You know it, still you toil and toil,—what for?


The Need to Win

Yesterday, I was writing and getting ready for class this morning. I pulled The Promise of Paradox by Parker Palmer off the shelf and looked for a reference. When I opened the book, it was to the page with this poem on it. When I focus on the need to win, as Chuang Tzu suggested, I am drained of power and divided against myself. The way to victory is to let go of the chase for victory and the avoidance of defeat.

We talked about the binary world we live in. Winning and losing are part of this binary. They sit at extremes and point in opposite directions. When I let go of and let myself enter the between space, I find my way better.

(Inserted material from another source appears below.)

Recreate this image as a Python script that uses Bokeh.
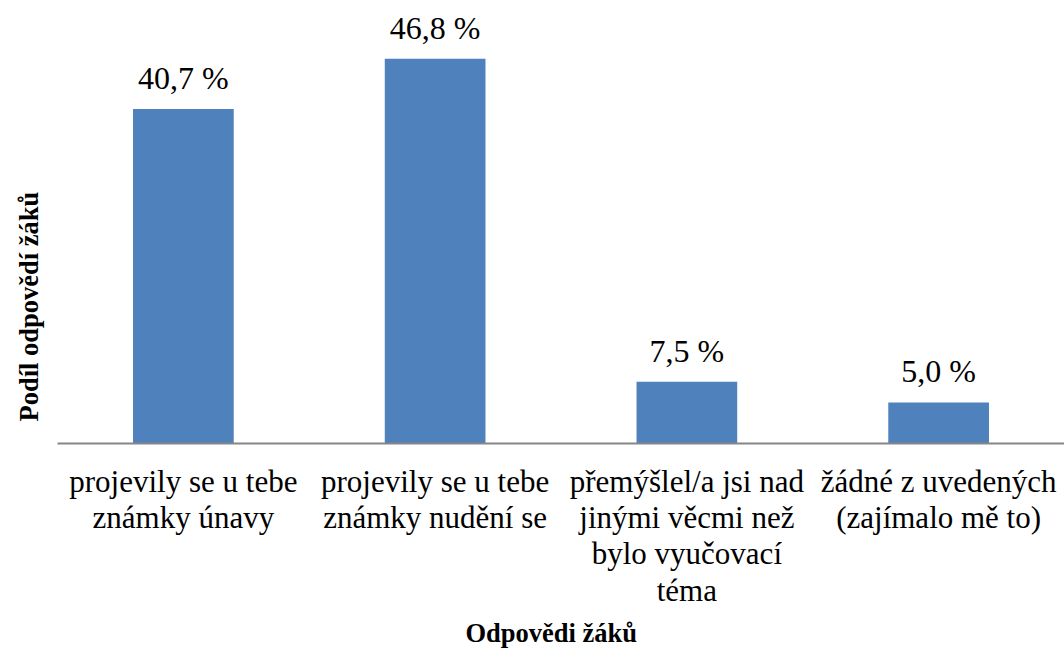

Take care and enjoy Sabbath.

When an archer is shooting for nothing

He has all the skill.

If he shoots for a brass buckle

He is already nervous.

If he shoots for a prize of gold

He goes blind

Or sees two targets—

He is out of his mind!

His skill has not changed. But the prize

Divides him. He cares.

He thinks more of winning

Than of shooting—

And the need to win

Drains him of power.

Coming Out

I spent a good part of the day reading Taoist material, namely the Chuang-Tzu. Eastern philosophy and its teaching are mostly about being rather doing. It is about being mindful, attentive, and being part of the larger whole and not outside. A quote I came across was “People cannot use flowing water for a mirror; they use still water for a mirror.”

Mark Nepo captured the need to be and allow ourselves to become one with the world in this poem. In unity, we find wholeness and come out in the world.

While there is much to do

we are not here to do.

Under the want to problem-solve

is the need to being solve.

Often, with full being

the problem goes away.

The seed being-solves its

darkness by blossoming.

The hear being-solves its loneliness

by loving whatever it meets.

The tea becoming-solves the water

by becoming tea.

Throw Yourself Like Seed

I spent a good part of the afternoon writing based on a book by Ralph Siu, The Tao of Science. I wrote and broadened the scope to include the Tao of Technology and the Tao of Learning or Education. I grabbed a couple of other books because words like communion and humility came up in relationship to leadership. I refer to Educating for Humanity a lot. and it is one of my most well-used books. An article had this beautiful poem about life`s abundance by Miguel de Unamuno. The way (the Tao) I look at life and my perception is one which is life-giving or not. I think this holds in terms of my interactions with other beings. Life is not separated into fragments but lived wholly and fully with reverence.

Shake off this sadness, and recover your spirit;

sluggish you will never see the wheel of fate

that brushes your heel as it turns by,

the man who wants to live is the man in whom life is abundant.

Now your are only giving food to that final pain

which is slowly winding you in the nets of death,

but to live is to work, and the only thing which lasts

is work; start again to turn to the work.

Throw yourself like seed as you walk, and into your own field,

don`t turn your face that would be turn to it to death,

and do not let the past weight upon your motion.

Leave what`s alive in the furrow, what`s dead in yourself,

for life does not move in the same as a group of clouds;

from your work you will be able to gather yourself.